No one knows exactly what’s wrong with Polly Plumer.
“That’s the most frustrating thing,” Plumer, 20, said. “You know, if you have shin splints, you ice them. If you’ve got a sore Achilles, you rest until it gets better and then you come back. Me? It doesn’t matter what I do.
“I don’t know if this is going to happen again. My condition could be caused by dieting, it could be from this, it could be from that. I could do this to try to prevent it, but I don’t know if it will work.”
Through it all, Plumer remains optimistic. She may be hurting inside, but she puts on a happy face. She’s also determined to compete again.
“I won’t give up. I’m too stubborn,” Plumer said. “People tell me I’m crazy. They ask me why I keep doing this to myself. Either I come home in tears because my foot hurts, or I’m in a hospital bed.
“But that feeling of being out there when you’re on--that makes all the work worth it. I don’t want to step off the track until I’m totally defeated, or they lock me up forever.”
Plumer had her share of injuries in high school, but none prevented her from winning three consecutive state championships in the 1,600 meters.
A heel injury caused her to miss 90% of her junior track season, but she came back that spring to win the Southern Section 3-A title, the CIF Masters Meet and her second state title at 1,600 meters.
She pulled a thigh muscle during her senior year but was still healthy enough to win her third state title.
Her problems, though, continued at UCLA, where a bad arch hampered her progress as a freshman in 1982-83 and a bad back slowed her during her second cross-country season in the fall of 1983.
After her first quarter in 1983, Plumer, who wasn’t happy with her coaching at UCLA, left school to train with her former high school coach, Bob Messina, who had moved to Cal State Fullerton. She took some classes at Saddleback College but returned to UCLA after Messina was hired as the women’s cross-country coach and a track assistant last fall.
A familiar coach couldn’t change her fortunes, though.
Plumer could not recover from the broken leg in time for the cross-country season, and then her stomach problems worsened, forcing her to miss more than half the Bruins’ meets this spring.
“A lot of people would have quit a long time ago,” Messina said. “I’d get more depressed about it than she did. She would have to cheer me up. She doesn’t show the hurt very much, and as long as she doesn’t lose her desire to do well, some day her body will cooperate with her. There are few people better than Polly when she’s healthy.”
Messina said that a healthy Plumer would have made a difference in the NCAA meet, where UCLA finished fourth, seven points shy of champion Oregon. Instead of running for the Bruins, Plumer spent the week socializing and concentrating on her schoolwork.

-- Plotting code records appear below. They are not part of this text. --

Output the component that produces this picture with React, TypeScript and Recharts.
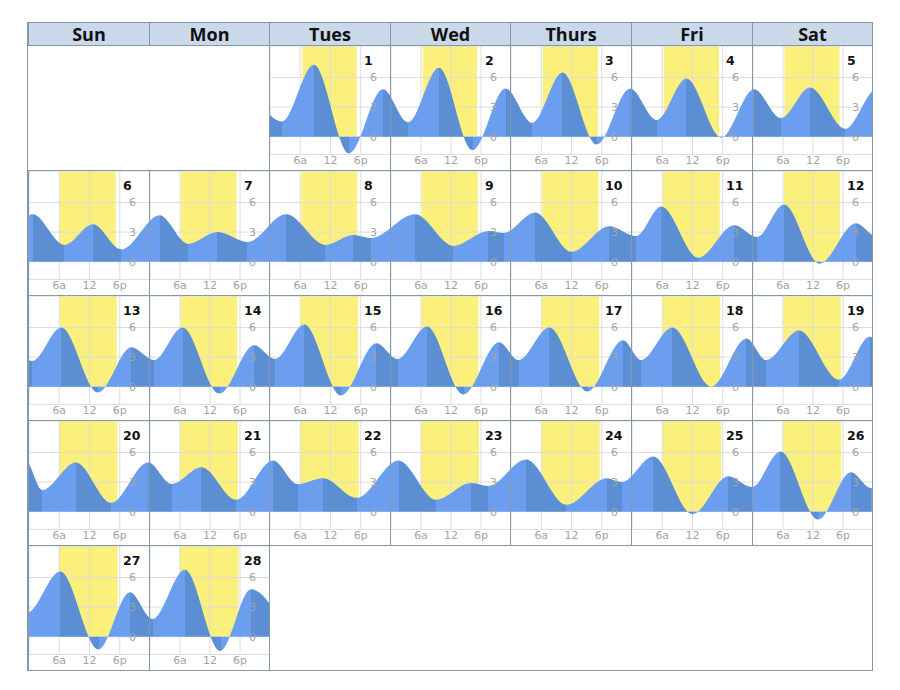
import React from 'react';
import { AreaChart, Area, XAxis, YAxis, CartesianGrid, ReferenceArea } from 'recharts';

// ---------- data ----------
const dayNames = ['Sun', 'Mon', 'Tues', 'Wed', 'Thurs', 'Fri', 'Sat'];
const firstWeekday = 2; // day 1 falls on Tuesday
const dayCount = 28;
const hourTicks = [6, 12, 18];
const hourLabels = ['6a', '12', '6p'];
const heightTicks = [0, 3, 6];
const heightLabels = ['0', '3', '6'];

// tide turning points: day of month, hour of day, height (ft)
const tideDay = [
  0,
  1, 1, 1, 1,
  2, 2, 2, 2,
  3, 3, 3, 3,
  4, 4, 4,
  5, 5, 5, 5,
  6, 6, 6, 6,
  7, 7, 7, 7,
  8, 8, 8, 8,
  9, 9, 9, 9,
  10, 10, 10,
  11, 11, 11, 11,
  12, 12, 12, 12,
  13, 13, 13, 13,
  14, 14, 14, 14,
  15, 15, 15, 15,
  16, 16, 16, 16,
  17, 17, 17, 17,
  18, 18, 18, 18,
  19, 19, 19, 19,
  20, 20, 20, 20,
  21, 21, 21,
  22, 22, 22, 22,
  23, 23, 23, 23,
  24, 24, 24, 24,
  25, 25, 25, 25,
  26, 26, 26, 26,
  27, 27, 27,
  28, 28, 28, 28,
  29,
];
const tideHour = [
  20.5,
  2.4, 8.7, 15.7, 22.4,
  3.4, 9.6, 16.3, 22.9,
  4.2, 10.2, 17.0, 23.6,
  4.9, 10.8, 17.7,
  0.2, 5.6, 11.4, 18.5,
  0.7, 7.0, 12.7, 18.3,
  1.9, 7.6, 13.5, 19.5,
  3.2, 11.0, 16.5, 20.0,
  4.8, 12.5, 19.5, 22.5,
  4.8, 12.0, 19.5,
  0.8, 5.8, 13.1, 20.3,
  0.8, 6.2, 13.3, 20.6,
  0.6, 6.4, 13.7, 20.3,
  0.8, 6.5, 13.9, 20.8,
  1.0, 6.8, 14.1, 21.1,
  1.3, 7.2, 14.5, 21.6,
  1.5, 7.6, 15.2, 22.2,
  1.8, 8.0, 15.7, 22.7,
  2.6, 9.2, 17.2, 23.4,
  2.6, 9.3, 16.3, 23.6,
  4.3, 10.3, 17.2,
  0.6, 5.5, 10.5, 17.2,
  1.5, 9.0, 16.0, 19.5,
  3.0, 11.0, 19.0, 22.0,
  4.2, 12.0, 19.1, 23.8,
  5.5, 13.0, 19.6, 23.6,
  6.2, 13.8, 20.0,
  0.5, 7.0, 14.1, 20.2,
  2.0,
];
const tideFeet = [
  4.6,
  1.55, 7.3, -1.7, 4.8,
  1.45, 7.0, -1.35, 4.9,
  1.4, 6.5, -0.8, 4.9,
  1.7, 5.9, -0.1,
  4.8, 1.9, 5.0, 0.8,
  4.8, 1.7, 3.8, 1.25,
  4.7, 1.8, 3.0, 2.0,
  4.8, 1.7, 2.7, 2.4,
  4.8, 1.6, 3.1, 2.9,
  5.0, 1.0, 3.6,
  2.6, 5.6, 0.4, 3.7,
  2.5, 5.8, -0.2, 3.9,
  2.6, 6.0, -0.6, 4.0,
  2.7, 6.0, -0.7, 4.2,
  2.8, 6.3, -0.9, 4.4,
  2.8, 6.1, -0.8, 4.5,
  2.7, 6.0, -0.5, 4.7,
  2.7, 6.0, 0.0, 4.9,
  2.7, 5.7, 0.7, 5.1,
  2.2, 5.0, 0.9, 5.0,
  2.8, 4.5, 1.2,
  5.2, 2.8, 3.4, 1.4,
  5.2, 1.2, 2.9, 2.6,
  5.3, 0.7, 3.4, 3.0,
  5.6, -0.25, 3.6, 2.5,
  6.1, -0.8, 4.0, 2.4,
  6.6, -1.3, 4.5,
  1.8, 6.8, -1.45, 4.8,
  1.8,
];

// daylight (hours of day) for days 1..28
const sunrise = [
  6.4, 6.35, 6.3, 6.3, 6.3, 6.1, 6.2,
  6.2, 6.2, 6.2, 6.15, 6.15, 6.15, 6.1,
  6.1, 6.1, 6.1, 6.05, 6.05, 6.05, 6.0,
  6.0, 6.0, 6.0, 6.05, 5.95, 5.9, 5.9,
];
const sunset = [
  17.2, 17.2, 17.25, 17.25, 17.3, 17.2, 17.3,
  17.3, 17.35, 17.35, 17.4, 17.4, 17.4, 17.45,
  17.45, 17.5, 17.5, 17.5, 17.55, 17.55, 17.55,
  17.6, 17.6, 17.6, 17.7, 17.65, 17.6, 17.7,
];

// ---------- styles ----------
const LIGHT = '#6b9eee';
const DARK = '#5b8ed3';
const YELLOW = '#fbf07b';
const BORDER = '#8397ad';
const GRID = '#dcdcdc';
const TICK = '#a3a3a3';

const GRID_LEFT = 20; // local coords (root is at 8,8)
const HEADER_TOP = 14;
const HEADER_H = 23;
const ROW_TOP = 37;
const ROW_H = 125;
const COL_W = 120.6;
const Y_DOMAIN: [number, number] = [-1.8, 9.2];

const tideData = tideDay.map((d, i) => ({ t: (d - 1) * 24 + tideHour[i], h: tideFeet[i] }));

const colLeft = (c: number) => Math.round(GRID_LEFT + c * COL_W);

function buildStops(start: number, end: number) {
  const stops: { offset: number; color: string }[] = [];
  for (let i = 0; i < tideData.length - 1; i++) {
    const a = tideData[i];
    const b = tideData[i + 1];
    if (b.t <= start || a.t >= end) continue;
    const color = b.h > a.h ? LIGHT : DARK;
    const o1 = (Math.max(a.t, start) - start) / (end - start);
    const o2 = (Math.min(b.t, end) - start) / (end - start);
    stops.push({ offset: o1, color });
    stops.push({ offset: o2, color });
  }
  return stops;
}

function DayCell({ day, left, top, width }: { day: number; left: number; top: number; width: number }) {
  const start = (day - 1) * 24;
  const end = start + 24;
  const cw = width - 1;
  const ch = ROW_H - 1;
  const gid = `tide-grad-${day}`;
  const stops = buildStops(start, end);
  const tickStyle = { fill: TICK, fontSize: 11, fontFamily: 'DejaVu Sans' };
  return (
    <div style={{ position: 'absolute', left, top, width, height: ROW_H }}>
      <div style={{ position: 'absolute', left: 1, top: 1 }}>
        <AreaChart width={cw} height={ch} data={tideData} margin={{ top: 0, right: 0, bottom: 0, left: 0 }}>
          <defs>
            <linearGradient id={gid} gradientUnits="userSpaceOnUse" x1={0} y1={0} x2={cw} y2={0}>
              {stops.map((s, i) => (
                <stop key={i} offset={s.offset} stopColor={s.color} />
              ))}
            </linearGradient>
          </defs>
          <ReferenceArea
            x1={start + sunrise[day - 1]}
            x2={start + sunset[day - 1]}
            y1={0}
            y2={Y_DOMAIN[1]}
            fill={YELLOW}
            fillOpacity={1}
            stroke="none"
            ifOverflow="hidden"
            zIndex={-150}
          />
          <CartesianGrid stroke={GRID} />
          <XAxis
            type="number"
            dataKey="t"
            domain={[start, end]}
            allowDataOverflow
            ticks={hourTicks.map((h) => start + h)}
            interval={0}
            tickFormatter={(v: number) => hourLabels[hourTicks.indexOf(Math.round(v - start))]}
            height={15.6}
            tickLine={false}
            axisLine={false}
            tickSize={0}
            tickMargin={2}
            tick={tickStyle}
          />
          <YAxis
            type="number"
            domain={Y_DOMAIN}
            ticks={heightTicks}
            interval={0}
            tickFormatter={(v: number) => heightLabels[heightTicks.indexOf(v)]}
            orientation="right"
            mirror
            width={20}
            tickLine={false}
            axisLine={false}
            tickSize={0}
            tickMargin={14}
            tick={tickStyle}
          />
          <Area
            type="monotone"
            dataKey="h"
            stroke="none"
            fill={`url(#${gid})`}
            fillOpacity={1}
            dot={false}
            activeDot={false}
            isAnimationActive={false}
          />
        </AreaChart>
      </div>
      <div
        style={{
          position: 'absolute',
          left: 95,
          top: 8,
          fontFamily: 'DejaVu Sans',
          fontWeight: 'bold',
          fontSize: 12.5,
          lineHeight: '15px',
          color: '#111',
        }}
      >
        {day}
      </div>
      <div
        style={{
          position: 'absolute',
          left: 0,
          top: 0,
          width,
          height: ROW_H + 1,
          boxSizing: 'border-box',
          border: `1px solid ${BORDER}`,
          pointerEvents: 'none',
        }}
      />
    </div>
  );
}

export default function App() {
  const totalW = colLeft(7) - GRID_LEFT;
  const rows = Math.ceil((firstWeekday + dayCount) / 7);
  const cells = [];
  for (let d = 1; d <= dayCount; d++) {
    const idx = firstWeekday + d - 1;
    const c = idx % 7;
    const r = Math.floor(idx / 7);
    cells.push(
      <DayCell key={d} day={d} left={colLeft(c)} top={ROW_TOP + r * ROW_H} width={colLeft(c + 1) - colLeft(c) + 1} />
    );
  }
  return (
    <div style={{ position: 'relative', width: 884, height: 674 }}>
      {/* header */}
      {dayNames.map((n, c) => (
        <div
          key={n}
          style={{
            position: 'absolute',
            left: colLeft(c),
            top: HEADER_TOP,
            width: colLeft(c + 1) - colLeft(c) + 1,
            height: HEADER_H + 1,
            boxSizing: 'border-box',
            border: `1px solid ${BORDER}`,
            background: '#c9d9ea',
            textAlign: 'center',
            fontFamily: '"Open Sans"',
            fontWeight: 700,
            fontSize: 18,
            lineHeight: `${HEADER_H - 1}px`,
            color: '#111',
          }}
        >
          {n}
        </div>
      ))}
      {cells}
      {/* outer frame */}
      <div
        style={{
          position: 'absolute',
          left: GRID_LEFT - 1,
          top: HEADER_TOP,
          width: totalW + 2,
          height: ROW_TOP - HEADER_TOP + rows * ROW_H + 1,
          boxSizing: 'border-box',
          border: `1px solid ${BORDER}`,
          pointerEvents: 'none',
        }}
      />
    </div>
  );
}
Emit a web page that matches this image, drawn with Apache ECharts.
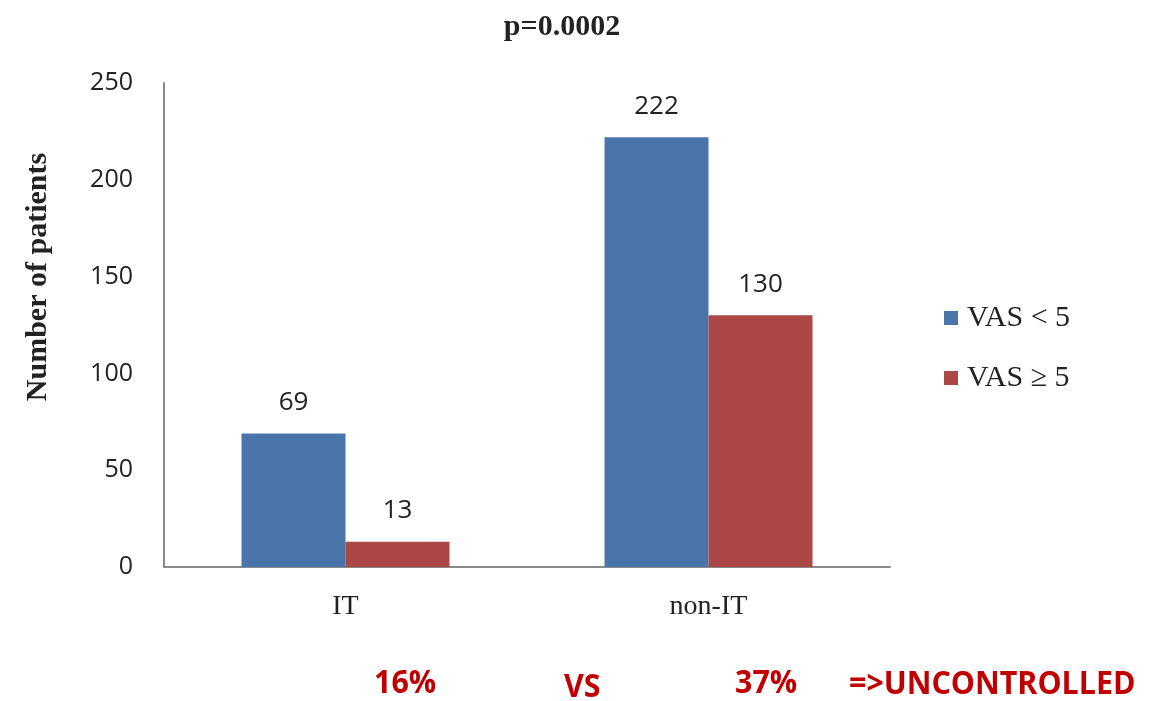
<!DOCTYPE html>
<html>
<head>
<meta charset="utf-8">
<script src="https://cdn.jsdelivr.net/npm/echarts@6/dist/echarts.min.js"></script>
<style>
  html, body { margin: 0; padding: 0; background: #fff; }
  #chart { width: 1169px; height: 701px; }
</style>
</head>
<body>
<div id="chart"></div>
<script>
// Patients grouped by treatment, split by pain score
const categories = ['IT', 'non-IT'];
const seriesNames = ['VAS < 5', 'VAS \u2265 5'];
const vasBelow5 = [69, 222];
const vasAtLeast5 = [13, 130];
const yTicks = [0, 50, 100, 150, 200, 250];
const footnotes = ['16%', 'VS', '37%', '=>UNCONTROLLED'];

const serif = '"Liberation Serif", "DejaVu Serif", serif';
const sans = '"Open Sans", "Liberation Sans", sans-serif';
const colors = ['#4A75AA', '#AB4745'];

const chart = echarts.init(document.getElementById('chart'), null, { renderer: 'canvas' });

const valueLabel = {
  show: true,
  position: 'top',
  distance: 18,
  fontFamily: sans,
  fontSize: 26,
  color: '#222'
};

// footnote anchors (left edge, vertical middle)
const noteX = [374, 564, 735, 849];
const noteY = [684, 688, 684, 685];

chart.setOption({
  animation: false,
  title: {
    text: 'p=0.0002',
    left: 557,
    top: 7,
    textAlign: 'center',
    textStyle: { fontFamily: serif, fontWeight: 'bold', fontSize: 30, color: '#222' }
  },
  color: colors,
  legend: {
    orient: 'vertical',
    left: 944,
    top: 303,
    padding: 0,
    itemWidth: 14,
    itemHeight: 14,
    itemGap: 30,
    icon: 'rect',
    textStyle: { fontFamily: serif, fontSize: 30, color: '#222', padding: [0, 0, 0, 4] },
    data: seriesNames
  },
  grid: { left: 164, right: 279, top: 83, bottom: 134 },
  xAxis: {
    type: 'category',
    data: categories,
    axisLine: { lineStyle: { color: '#8a8a8a', width: 2 } },
    axisTick: { show: false },
    axisLabel: { fontFamily: serif, fontSize: 28, color: '#222', margin: 26 }
  },
  yAxis: {
    type: 'value',
    min: yTicks[0],
    max: yTicks[yTicks.length - 1],
    interval: yTicks[1] - yTicks[0],
    axisLine: { show: true, lineStyle: { color: '#8a8a8a', width: 2 } },
    axisTick: { show: false },
    splitLine: { show: false },
    axisLabel: { fontFamily: sans, fontSize: 25, color: '#222', margin: 31 }
  },
  series: [
    {
      name: seriesNames[0],
      type: 'bar',
      data: vasBelow5,
      barWidth: 104,
      barGap: '0%',
      label: valueLabel
    },
    {
      name: seriesNames[1],
      type: 'bar',
      data: vasAtLeast5,
      barWidth: 104,
      label: valueLabel
    }
  ],
  graphic: [
    {
      // y-axis title
      type: 'text',
      x: 38,
      y: 277,
      rotation: Math.PI / 2,
      style: {
        text: 'Number of patients',
        fontFamily: serif,
        fontWeight: 'bold',
        fontSize: 30,
        fill: '#222',
        align: 'center',
        verticalAlign: 'middle'
      }
    }
  ].concat(footnotes.map((t, i) => ({
    type: 'text',
    x: noteX[i],
    y: noteY[i],
    scaleX: 0.95,
    style: {
      text: t,
      fontFamily: sans,
      fontWeight: 'bold',
      fontSize: 32,
      fill: '#C00000',
      align: 'left',
      verticalAlign: 'middle'
    }
  })))
});
</script>
</body>
</html>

“I tried to block running out of my mind for a while,” she said. “But it was tough. It might have been easier to accept if I didn’t qualify for nationals or run a 4:38 mile. It would have been a lot easier if I wasn’t running well. But I was.”
Even so, Plumer, whose sister, PattiSue, ran at Stanford and once held the NCAA 5,000-meter record, figures she was lucky to win three state championships in high school and that this recent ordeal is a natural flip side to her success.
But she’s stronger because of it.
“I’ve gone through so much this year,” she said. “If I could just tell you some of the (medical) tests I’ve had this year--I’d rather not tell you. If I can go through that, I can certainly run four times around the track.”
Still, there are those who are wondering what the heck is wrong with Plumer. What ever happened to Polly Plumer?
“Every time I’m at a meet and not running, people come up to me and say, ‘What’s wrong with you this time? I heard you’re anemic. Are you taking iron? Have they done this test?’ ” Plumer said. “They don’t understand. I can’t tell every person my life story. I just smile, nod my head and go on.
“But they won’t forget me for long. I’ll be back.”